• GIVEN DATA:
####

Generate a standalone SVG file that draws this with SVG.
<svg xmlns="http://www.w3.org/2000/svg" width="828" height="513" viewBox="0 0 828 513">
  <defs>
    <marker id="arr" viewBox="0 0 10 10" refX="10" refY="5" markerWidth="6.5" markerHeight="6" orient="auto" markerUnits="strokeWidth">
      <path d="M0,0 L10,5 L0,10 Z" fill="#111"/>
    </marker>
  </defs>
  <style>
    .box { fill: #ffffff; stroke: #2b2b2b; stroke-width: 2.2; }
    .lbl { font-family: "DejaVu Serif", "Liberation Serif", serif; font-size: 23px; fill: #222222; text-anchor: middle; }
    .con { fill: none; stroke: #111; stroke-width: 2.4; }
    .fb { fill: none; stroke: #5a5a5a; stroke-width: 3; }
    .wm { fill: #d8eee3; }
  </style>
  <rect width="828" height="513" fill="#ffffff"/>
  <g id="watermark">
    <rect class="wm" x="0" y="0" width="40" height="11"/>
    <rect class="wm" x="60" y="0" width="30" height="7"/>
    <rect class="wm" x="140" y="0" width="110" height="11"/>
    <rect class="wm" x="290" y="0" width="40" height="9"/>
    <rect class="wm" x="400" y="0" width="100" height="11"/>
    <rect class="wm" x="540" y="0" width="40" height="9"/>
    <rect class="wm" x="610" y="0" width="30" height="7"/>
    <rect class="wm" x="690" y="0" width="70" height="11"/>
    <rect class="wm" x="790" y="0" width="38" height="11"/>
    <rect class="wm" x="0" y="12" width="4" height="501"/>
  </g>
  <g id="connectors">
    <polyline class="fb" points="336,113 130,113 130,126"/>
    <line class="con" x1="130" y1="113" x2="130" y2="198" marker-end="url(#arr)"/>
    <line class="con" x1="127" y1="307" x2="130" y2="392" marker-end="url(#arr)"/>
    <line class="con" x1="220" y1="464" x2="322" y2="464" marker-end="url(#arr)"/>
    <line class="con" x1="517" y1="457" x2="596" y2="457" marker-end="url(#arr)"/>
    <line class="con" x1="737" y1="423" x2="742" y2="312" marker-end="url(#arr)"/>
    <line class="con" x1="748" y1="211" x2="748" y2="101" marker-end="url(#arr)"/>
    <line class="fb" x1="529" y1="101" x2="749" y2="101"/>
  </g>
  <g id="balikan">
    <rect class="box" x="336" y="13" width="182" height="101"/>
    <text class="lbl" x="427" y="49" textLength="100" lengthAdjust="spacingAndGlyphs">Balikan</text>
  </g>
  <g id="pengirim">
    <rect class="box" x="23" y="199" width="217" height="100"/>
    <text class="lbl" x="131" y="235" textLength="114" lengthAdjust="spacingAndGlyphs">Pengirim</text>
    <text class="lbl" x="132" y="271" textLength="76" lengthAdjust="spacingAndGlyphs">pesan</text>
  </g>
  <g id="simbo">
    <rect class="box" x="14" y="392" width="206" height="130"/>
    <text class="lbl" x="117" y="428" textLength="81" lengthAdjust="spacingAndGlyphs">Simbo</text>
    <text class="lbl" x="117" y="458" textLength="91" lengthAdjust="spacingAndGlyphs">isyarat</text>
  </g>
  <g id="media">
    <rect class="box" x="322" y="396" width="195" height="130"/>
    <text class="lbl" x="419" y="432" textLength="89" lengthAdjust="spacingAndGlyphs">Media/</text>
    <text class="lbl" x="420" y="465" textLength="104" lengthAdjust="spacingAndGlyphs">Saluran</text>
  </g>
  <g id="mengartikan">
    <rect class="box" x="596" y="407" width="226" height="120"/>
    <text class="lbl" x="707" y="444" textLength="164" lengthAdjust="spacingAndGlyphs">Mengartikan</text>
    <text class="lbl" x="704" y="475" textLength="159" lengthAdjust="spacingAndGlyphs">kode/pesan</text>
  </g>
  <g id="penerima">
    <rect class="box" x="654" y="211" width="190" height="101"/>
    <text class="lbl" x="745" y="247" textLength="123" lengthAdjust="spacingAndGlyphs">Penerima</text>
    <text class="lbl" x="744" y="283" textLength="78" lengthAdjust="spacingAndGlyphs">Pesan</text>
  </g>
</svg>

####

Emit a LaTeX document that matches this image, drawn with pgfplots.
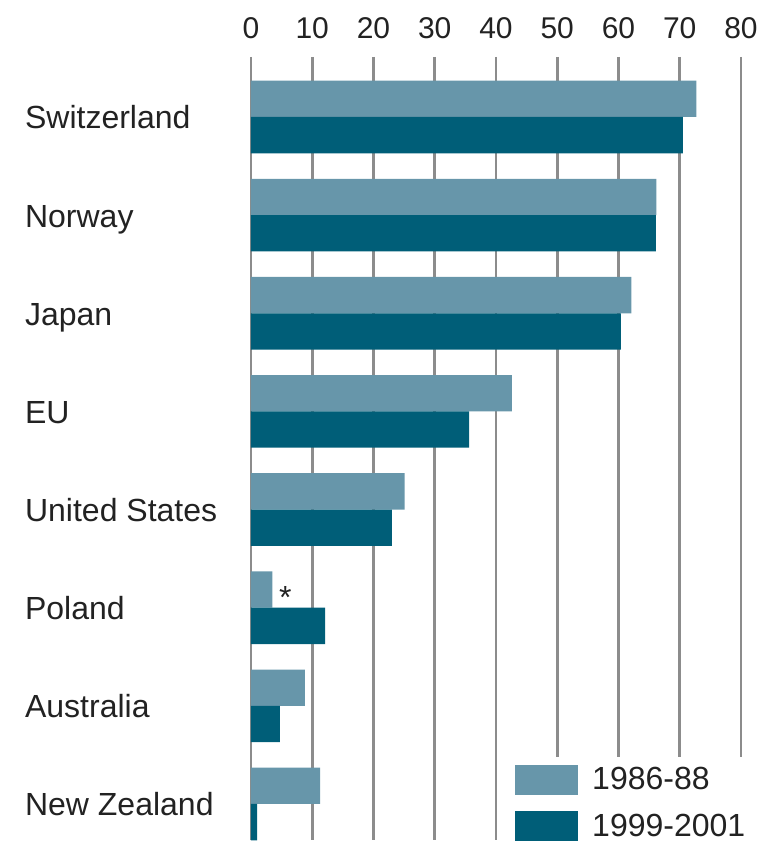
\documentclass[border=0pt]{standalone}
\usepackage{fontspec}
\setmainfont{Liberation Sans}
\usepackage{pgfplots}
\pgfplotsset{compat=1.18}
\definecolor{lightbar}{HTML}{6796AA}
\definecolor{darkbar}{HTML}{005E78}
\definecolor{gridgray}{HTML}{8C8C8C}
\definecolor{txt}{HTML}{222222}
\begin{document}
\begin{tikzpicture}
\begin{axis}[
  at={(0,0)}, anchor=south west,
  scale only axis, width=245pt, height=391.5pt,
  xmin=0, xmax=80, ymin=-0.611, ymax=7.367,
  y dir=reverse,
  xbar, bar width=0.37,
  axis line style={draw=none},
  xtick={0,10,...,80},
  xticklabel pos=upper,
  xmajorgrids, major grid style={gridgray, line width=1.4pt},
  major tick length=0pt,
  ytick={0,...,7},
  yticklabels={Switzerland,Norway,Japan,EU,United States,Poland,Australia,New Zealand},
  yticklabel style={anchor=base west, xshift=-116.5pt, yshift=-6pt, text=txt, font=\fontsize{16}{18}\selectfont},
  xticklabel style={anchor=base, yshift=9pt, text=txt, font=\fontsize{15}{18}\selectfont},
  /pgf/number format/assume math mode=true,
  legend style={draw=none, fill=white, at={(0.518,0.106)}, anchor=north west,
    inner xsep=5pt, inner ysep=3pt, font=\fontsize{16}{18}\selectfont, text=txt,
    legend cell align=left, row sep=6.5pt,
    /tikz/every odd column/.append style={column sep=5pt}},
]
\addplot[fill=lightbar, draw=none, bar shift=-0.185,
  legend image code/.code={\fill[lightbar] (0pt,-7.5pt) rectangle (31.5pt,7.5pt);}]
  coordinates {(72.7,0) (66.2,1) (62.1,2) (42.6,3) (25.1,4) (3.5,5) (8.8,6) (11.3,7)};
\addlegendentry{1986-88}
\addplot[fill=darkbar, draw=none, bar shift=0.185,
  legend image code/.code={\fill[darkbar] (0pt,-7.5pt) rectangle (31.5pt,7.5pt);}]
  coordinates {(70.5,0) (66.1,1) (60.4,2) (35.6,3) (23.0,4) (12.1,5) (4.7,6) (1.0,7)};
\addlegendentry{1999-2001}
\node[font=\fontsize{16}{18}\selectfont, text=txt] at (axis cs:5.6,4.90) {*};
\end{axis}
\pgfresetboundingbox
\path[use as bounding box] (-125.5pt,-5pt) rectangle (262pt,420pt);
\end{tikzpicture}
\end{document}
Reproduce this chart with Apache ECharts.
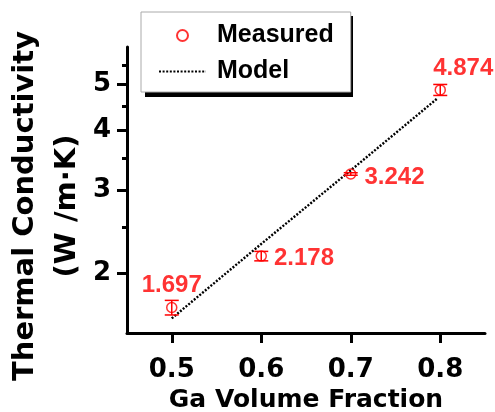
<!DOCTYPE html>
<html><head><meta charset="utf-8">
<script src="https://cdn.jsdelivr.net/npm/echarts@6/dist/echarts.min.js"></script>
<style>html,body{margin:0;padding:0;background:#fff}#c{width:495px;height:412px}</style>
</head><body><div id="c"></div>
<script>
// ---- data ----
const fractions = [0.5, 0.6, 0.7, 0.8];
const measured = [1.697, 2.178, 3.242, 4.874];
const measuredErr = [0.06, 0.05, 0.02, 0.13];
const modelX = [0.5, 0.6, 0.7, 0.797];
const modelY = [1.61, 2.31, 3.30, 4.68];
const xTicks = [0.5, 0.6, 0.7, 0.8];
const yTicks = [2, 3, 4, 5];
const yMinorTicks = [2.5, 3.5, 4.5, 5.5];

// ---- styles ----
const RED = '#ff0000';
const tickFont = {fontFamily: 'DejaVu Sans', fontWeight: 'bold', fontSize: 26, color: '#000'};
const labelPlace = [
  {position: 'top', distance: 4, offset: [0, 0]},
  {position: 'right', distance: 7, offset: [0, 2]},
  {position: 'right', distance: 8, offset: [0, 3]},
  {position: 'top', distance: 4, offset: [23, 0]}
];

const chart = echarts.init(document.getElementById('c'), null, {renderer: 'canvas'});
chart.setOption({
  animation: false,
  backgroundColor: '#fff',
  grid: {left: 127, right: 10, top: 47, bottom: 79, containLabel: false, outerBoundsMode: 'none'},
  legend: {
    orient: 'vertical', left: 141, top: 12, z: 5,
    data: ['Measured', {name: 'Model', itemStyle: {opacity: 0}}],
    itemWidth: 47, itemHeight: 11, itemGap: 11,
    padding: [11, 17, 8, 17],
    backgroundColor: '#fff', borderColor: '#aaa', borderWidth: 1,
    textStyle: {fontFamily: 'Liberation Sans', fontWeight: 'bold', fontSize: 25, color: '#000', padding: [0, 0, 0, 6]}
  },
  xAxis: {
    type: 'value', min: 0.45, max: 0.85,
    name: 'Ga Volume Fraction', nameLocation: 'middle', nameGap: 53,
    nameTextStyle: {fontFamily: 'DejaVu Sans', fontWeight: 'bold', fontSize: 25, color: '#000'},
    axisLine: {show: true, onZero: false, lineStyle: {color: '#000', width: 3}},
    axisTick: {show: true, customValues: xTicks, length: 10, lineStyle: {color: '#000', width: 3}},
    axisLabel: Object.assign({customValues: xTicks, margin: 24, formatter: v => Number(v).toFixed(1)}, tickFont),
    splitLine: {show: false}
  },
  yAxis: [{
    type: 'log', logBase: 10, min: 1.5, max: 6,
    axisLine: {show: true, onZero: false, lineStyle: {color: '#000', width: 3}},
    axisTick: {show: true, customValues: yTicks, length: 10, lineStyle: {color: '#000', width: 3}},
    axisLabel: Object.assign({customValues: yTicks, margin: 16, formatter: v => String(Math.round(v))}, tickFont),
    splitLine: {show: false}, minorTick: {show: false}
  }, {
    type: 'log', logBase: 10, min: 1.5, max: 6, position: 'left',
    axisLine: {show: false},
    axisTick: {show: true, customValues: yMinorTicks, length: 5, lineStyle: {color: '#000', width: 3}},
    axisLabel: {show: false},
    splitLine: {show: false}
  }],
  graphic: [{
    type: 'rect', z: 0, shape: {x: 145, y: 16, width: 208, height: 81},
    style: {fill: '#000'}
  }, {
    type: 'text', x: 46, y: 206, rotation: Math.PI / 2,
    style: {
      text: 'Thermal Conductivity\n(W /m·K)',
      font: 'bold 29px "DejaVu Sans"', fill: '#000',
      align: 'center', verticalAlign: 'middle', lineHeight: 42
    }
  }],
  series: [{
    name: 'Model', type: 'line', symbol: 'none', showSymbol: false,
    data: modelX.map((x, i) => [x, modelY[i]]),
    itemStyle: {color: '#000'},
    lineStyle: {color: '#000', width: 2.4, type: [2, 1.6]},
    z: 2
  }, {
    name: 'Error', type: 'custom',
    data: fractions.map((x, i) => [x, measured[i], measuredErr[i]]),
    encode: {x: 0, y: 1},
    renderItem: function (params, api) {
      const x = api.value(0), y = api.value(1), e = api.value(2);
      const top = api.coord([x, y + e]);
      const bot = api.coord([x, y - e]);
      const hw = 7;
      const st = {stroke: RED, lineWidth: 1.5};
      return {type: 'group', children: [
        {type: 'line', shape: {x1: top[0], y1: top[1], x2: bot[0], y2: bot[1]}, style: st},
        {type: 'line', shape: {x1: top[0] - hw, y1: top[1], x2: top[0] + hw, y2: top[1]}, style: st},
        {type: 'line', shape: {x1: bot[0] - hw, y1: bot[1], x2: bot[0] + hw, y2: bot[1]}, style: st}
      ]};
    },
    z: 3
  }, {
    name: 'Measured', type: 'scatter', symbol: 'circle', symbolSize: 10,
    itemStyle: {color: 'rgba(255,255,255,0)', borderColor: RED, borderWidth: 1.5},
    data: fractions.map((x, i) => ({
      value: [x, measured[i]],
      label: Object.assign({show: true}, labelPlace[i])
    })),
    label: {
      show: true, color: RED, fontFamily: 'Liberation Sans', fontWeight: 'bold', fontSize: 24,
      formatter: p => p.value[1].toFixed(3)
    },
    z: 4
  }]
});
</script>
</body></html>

####

• DIRECTION: Gather each line in the data that holds the string "standalone".

• EXERCISE SOLUTION:
Generate a standalone SVG file that draws this with SVG.
\documentclass[border=0pt]{standalone}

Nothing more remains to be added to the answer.